I am currently a paramedic in England and in the next few years or so i would like to move to Canada. I have only just started looking into this so my knowledge on the process etc is pretty limited. 

I am just curious to know whether anybody on here has recently been through the process and where abouts they recommend to live/work.

Are there any sites that provide information on this sort of thing. Such as how to get their specific qualifications and how their pay works and annual leave etc

Thank you for any help


----------



## G-Mo (Aug 17, 2011)

Firstly you will need to have your training recognized, and then probably do some retraining (at your cost) before you an get a paramedic job in Canada. Your best bet would be to get a feel for what province would give your current qualifications the most credit and look at moving there. Your issue will be, nursing is not on the recognized shortage list, so, you would need to get your training recognized, and topped up, before you can apply for a job, which would then need to apply for a labour market option (LMO) to hire you and you would get a temporary work permit (TWP). I heard that recently there was a paramedic drive happening for Calgary & Edmonton (Alberta), you might want to look in to that if it's still ongoing. I suspect you will have to initially work where you can find the work!

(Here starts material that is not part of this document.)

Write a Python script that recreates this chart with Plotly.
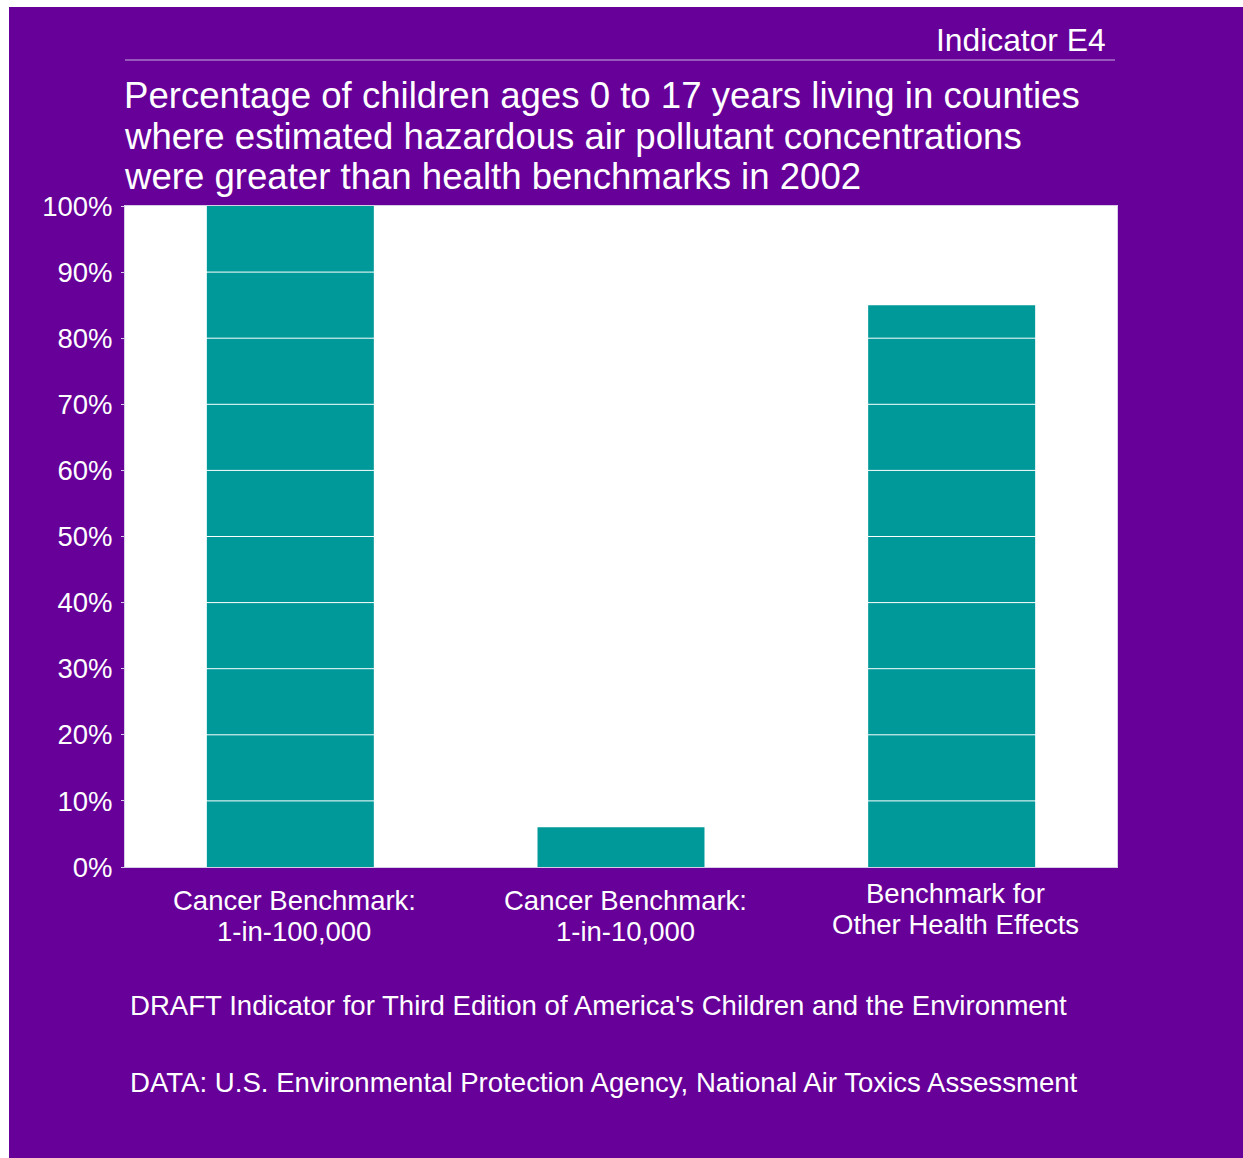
import plotly.graph_objects as go

categories = ["Cancer Benchmark: 1-in-100,000", "Cancer Benchmark: 1-in-10,000", "Benchmark for Other Health Effects"]
cat_lines = [["Cancer Benchmark:", "1-in-100,000"],
             ["Cancer Benchmark:", "1-in-10,000"],
             ["Benchmark for", "Other Health Effects"]]
values = [100, 6, 85]
tick_vals = [0, 10, 20, 30, 40, 50, 60, 70, 80, 90, 100]
tick_text = [f"{v}%" for v in tick_vals]
title_lines = ["Percentage of children ages 0 to 17 years living in counties",
               "where estimated hazardous air pollutant concentrations",
               "were greater than health benchmarks in 2002"]
footer_lines = ["DRAFT Indicator for Third Edition of America's Children and the Environment",
                "DATA: U.S. Environmental Protection Agency, National Air Toxics Assessment"]

PURPLE = "#660099"
TEAL = "#009999"
AXIS = "#d8cce6"
FONT = "Liberation Sans, Arial, sans-serif"

W, H = 1243, 1158
X0, X1, Y0, Y1 = 125, 1117, 206, 867  # plot area in page pixels
ML, MR, MT, MB = X0, W - X1, Y0, H - Y1
PW, PH = W - ML - MR, H - MT - MB

def px(x):
    return (x - ML) / PW

def py(y):
    return 1 - (y - MT) / PH

fig = go.Figure()
fig.add_trace(go.Bar(
    x=categories, y=values, width=0.505,
    marker=dict(color=TEAL, line=dict(width=0)),
    hoverinfo="x+y",
))

fig.update_layout(
    width=W, height=H,
    margin=dict(l=ML, r=MR, t=MT, b=MB, pad=0),
    paper_bgcolor="white", plot_bgcolor="white",
    font=dict(family=FONT, color="white", size=27),
    showlegend=False,
    xaxis=dict(
        type="category", range=[-0.5, 2.5], showgrid=False,
        showline=True, mirror=True, linecolor=AXIS, linewidth=1,
        showticklabels=False, ticks="",
        fixedrange=True,
    ),
    yaxis=dict(
        range=[0, 100], tickvals=tick_vals, ticktext=tick_text,
        showgrid=False,
        showline=True, mirror=True, linecolor=AXIS, linewidth=1,
        ticks="outside", ticklen=3, tickcolor=AXIS,
        ticklabelstandoff=3,
        tickfont=dict(size=27.5, color="white", family=FONT),
        zeroline=False, layer="above traces",
        fixedrange=True,
    ),
)

# purple page panel, then white plot panel on top of it
fig.add_shape(type="rect", xref="paper", yref="paper",
              x0=px(9), x1=px(1243 + 5), y0=py(7), y1=py(1158 + 5),
              fillcolor=PURPLE, line=dict(width=0), layer="below")
fig.add_shape(type="rect", xref="paper", yref="paper",
              x0=0, x1=1, y0=0, y1=1,
              fillcolor="white", line=dict(width=0), layer="below")

# white gridlines drawn over the bars
for v in tick_vals[1:-1]:
    fig.add_shape(type="line", xref="paper", yref="y", x0=0, x1=1, y0=v, y1=v,
                  line=dict(color="white", width=1), layer="above")

# Header rule under "Indicator E4"
fig.add_shape(type="line", xref="paper", yref="paper",
              x0=px(125), x1=px(1115), y0=py(60), y1=py(60),
              line=dict(color="#c8b0dc", width=1))

fig.add_annotation(text="Indicator E4", xref="paper", yref="paper",
                   x=px(1108), y=py(40), xanchor="right", yanchor="middle",
                   showarrow=False, font=dict(size=31.8, color="white", family=FONT))

for i, line in enumerate(title_lines):
    fig.add_annotation(text=line, xref="paper", yref="paper",
                       x=px(122), y=py(95.5 + 40.5 * i),
                       xanchor="left", yanchor="middle", showarrow=False,
                       font=dict(size=36.6, color="white", family=FONT))

# category labels
cat_y = [(900, 931), (900, 931), (893, 924)]
for cat, lines, ys in zip(categories, cat_lines, cat_y):
    for line, yy in zip(lines, ys):
        fig.add_annotation(text=line, xref="x", yref="paper", x=cat, y=py(yy),
                           xanchor="center", yanchor="middle", showarrow=False,
                           xshift=4,
                           font=dict(size=27.5, color="white", family=FONT))

for line, yy in zip(footer_lines, [1005, 1082]):
    fig.add_annotation(text=line, xref="paper", yref="paper",
                       x=px(128), y=py(yy), xanchor="left", yanchor="middle",
                       showarrow=False, font=dict(size=27.6, color="white", family=FONT))

fig.write_html("out.html")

From Wikipedia, Paramedics In Canada:
"Paramedic wages in Canada vary depending on province or territory. Paramedics in Alberta will be earning comparable wages to paramedics in the United States, ranging from $35,000 to $40,000 yearly starting out. However, paramedics in Ontario in such regions or cities as Ottawa, Toronto, Peel Region, or Durham, will have an annual salary starting from $60,000 to $75,000 as a Primary Care Paramedic, an Advanced Care Paramedic salary can on average range from $80,000 to $90,000, and Critical Care Paramedics range from $95,000 to $120,000. Education background, experience, and level of practice all are contributing factors to which salary is established."


----------